City Council members made a mistake two weeks ago when they voted, albeit by a narrow 5-4 margin, to allow a large, new billboard with blinking lights to be erected at a busy intersection near Hamilton Place, all because a billboard inspector mistakenly had approved a permit for a billboard that clearly violated the city’s billboard rules and the valued Scenic Corridor restrictions. If at least one of the five council members who voted to let the mistake dictate that result will vote tonight to reverse course, the unconscionable vote may be corrected.
It might result in a court fight, but preserving the city’s rules to limit further billboard blight is worth a court fight.
The City Council has been wise enough over the past two decades to create and strengthen its billboard restrictions. Indeed, it has added dozens of roadways to the list of protected Scenic Corridors to prevent the proliferation of billboards as new commercial areas are developed. To see a list of the latter, see Chapter Five of the City Code, at http://www.chattanooga.gov/City_Council/110_Code.asp
Current council members should be wise enough now to reverse a misguided surrender, taken under threat of court action, that would undermine its billboard codes. If it comes to a court fight, at least billboard companies will know that the City Council is prepared to fight to bar proliferation of more and larger billboards.
The billboard at issue concerns a plan by Fairway Outdoor Advertising to replace a junior billboard that has long stood at the intersection of Gunbarrel and East Brainerd roads with a larger, more glaring billboard. Junior billboards may not be larger than 75 square feet, or about six feet high by just over 12 feet long. The next size category allows billboards up to 380 square feet. The billboard with blinking lights that Fairway Outdoor Advertising wants to put up on the northwest corner of Gunbarrel and East Brainerd roads would be about 12 feet high by 25 feet long, or 300 square feet.
Residents of the area are understandably alarmed. They have been pushing the council to reverse the May 10 vote. They have reason and common sense on their side.
The permit mistakenly was approved in the handling of several requests for permits to update the structure of old billboards, which are allowed to be rehabbed, at the same size, under laws that protect the continued use of billboards that were in place before the city established bill codes. One of these permits, however, requested an upgrade in size, from junior to medium size billboards, allowed under a state law that is not applicable in Chattanooga. The city’s home rule status exempts it from compliance with the Legislature’s sneaky 2005 revision of state billboard laws that allowed one-size upgrades of grandfathered billboards.

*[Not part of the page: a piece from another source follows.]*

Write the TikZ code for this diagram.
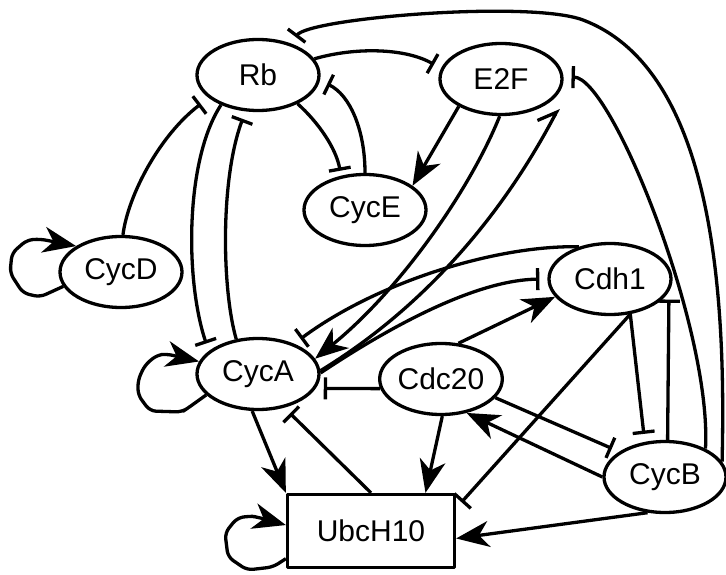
\documentclass[tikz,border=0pt]{standalone}
\usepackage{fontspec}
\setmainfont{Liberation Sans}
\usetikzlibrary{shapes.geometric,arrows.meta}
\begin{document}
\begin{tikzpicture}[x=1pt,y=-1pt,
  line width=3.3pt, line join=round,
  gene/.style={draw, ellipse, minimum width=122pt, minimum height=71pt, inner sep=0pt, font=\fontsize{30}{36}\selectfont},
  box/.style={draw, rectangle, minimum width=167pt, minimum height=73pt, inner sep=0pt, font=\fontsize{30}{36}\selectfont},
  act/.style={-{Stealth[length=33pt,width=26pt,inset=10pt]}},
  inh/.style={-{Bar[width=22pt]}, shorten >=8pt},
  half/.style={-{Straight Barb[left,length=16pt,width=26pt]}}
]
\useasboundingbox (0,0) rectangle (726,575);
\node[gene] (Rb) at (258,75) {Rb};
\node[gene] (E2F) at (501,79) {E2F};
\node[gene] (CycE) at (365,210) {CycE};
\node[gene] (CycD) at (121,272) {CycD};
\node[gene] (Cdh1) at (610,279) {Cdh1};
\node[gene] (CycA) at (258,374) {CycA};
\node[gene] (Cdc20) at (441,379) {Cdc20};
\node[gene] (CycB) at (665,477) {CycB};
\node[box] (Ubc) at (371,531) {UbcH10};

% self loops
\draw[act, rounded corners=6pt] (CycD.194) -- (40,297) -- (23,293) -- (10,273) -- (12,253) -- (27,240) -- (40,239) -- (CycD.150);
\draw[act, rounded corners=6pt] (CycA.202) -- (188,408) -- (182,412) -- (150,411) -- (138,395) -- (138,380) -- (145,365) -- (157,355) -- (167,354) -- (CycA.168);
\draw[act, rounded corners=6pt] (Ubc.198) -- (273,567) -- (247,570) -- (228,557) -- (225,533) -- (237,518) -- (250,516) -- (257,517) -- (Ubc.176);

% Rb
\draw[inh, shorten >=10pt] (CycD.87) .. controls (128,195) and (160,135) .. (Rb.205);
\draw[inh] (Rb.219) .. controls (185,160) and (185,280) .. (CycA.155);
\draw[inh] (CycA.122) .. controls (222,290) and (220,180) .. (Rb.251);
\draw[inh] (Rb.16) .. controls (355,47) and (405,48) .. (E2F.170);
\draw[inh] (CycB.15) .. controls (726,300) and (715,70) .. (583,20) .. controls (530,0) and (310,18) .. (Rb.44);
\draw[inh] (CycB.35) .. controls (712,330) and (612,78) .. (E2F.2);

% CycE
\draw[act] (E2F.213) -- (CycE.27);
\draw[inh, shorten >=5pt] (Rb.-36) .. controls (318,122) and (336,148) .. (CycE.125);
\draw[inh] (CycE.90) .. controls (365,130) and (350,95) .. (Rb.-5);

% CycA <-> E2F, Cdh1
\draw[act] (E2F.268) .. controls (470,190) and (400,290) .. (CycA.15);
\draw[half] (CycA.3) .. controls (420,310) and (500,220) .. ([xshift=10pt,yshift=-5pt]E2F.-27);
\draw[inh] (Cdh1.134) .. controls (500,245) and (380,280) .. (CycA.40);
\draw[inh] (CycA.1) .. controls (400,320) and (480,280) .. (Cdh1.180);

% Cdc20
\draw[act] (Cdc20.64) -- (Cdh1.198);
\draw[inh] (Cdc20.189) -- (CycA.-14);
\draw[act] (Cdc20.-88) -- (Ubc.35);
\draw[inh] (Cdc20.-19) -- (CycB.151);

% UbcH10
\draw[inh] (Ubc.north) -- (CycA.-52);
\draw[act] (CycA.-99) -- (Ubc.north west);
\draw[inh] (Cdh1.-60) -- (Ubc.15);
\draw[act] (CycB.244) -- (Ubc.-5);

% CycB
\draw[act] (CycB.west) -- (Cdc20.-53);
\draw[inh] (Cdh1.-60) -- (CycB.120);
\draw[inh] (CycB.86) -- (Cdh1.-12.5);
\end{tikzpicture}
\end{document}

The city’s mistaken approval of that permit gave Fairway Outdoor Advertising grounds to proceed with installation of the larger billboard. When the mistake was discovered, the city issued a stop-work order on the installation. That prompted Fairway to sue the city in Chancery Court for $185,000 for lost revenue on the installation, plus lost potential advertising revenue on the larger billboard.
Subsequent legal negotiations resulted in a proposal, adopted by the City Council on May 10, to let installation of the new and larger billboard proceed, subject to a condition that Fairway would not again request a renewal permit under the non-applicable state law allowing a one-size upgrade of existing billboards when they are rebuilt.
If the council lets this agreement stand, it may or may not result in further violations of the city’s billboard codes. But it clearly would establish a possibly permanent installation of an offensive, intrusive billboard that does not conform to the city’s codes. And it would let Fairway, which owns most of the city’s junior billboards, escape without a penalty for submitting a request for a size upgrade under a state law which is forbidden under the city’s home rule exemption from that law.
The city should not submissively allow the company to profit from a mistaken approval of a request for a large billboard to which it is not entitled to seek a permit. That is reason enough, on the principle of it, for the city to contest the company’s presumed right to profit from a mistake that it effectively originated.
Councilman Jack Benson has promised to seek a reversal tonight of the decision by the five council members who were rushed by city officials to approve an agreement which arguably should not stand. It takes the vote of just one to protect the East Brainerd neighborhood, and the larger principle of fighting billboard blight.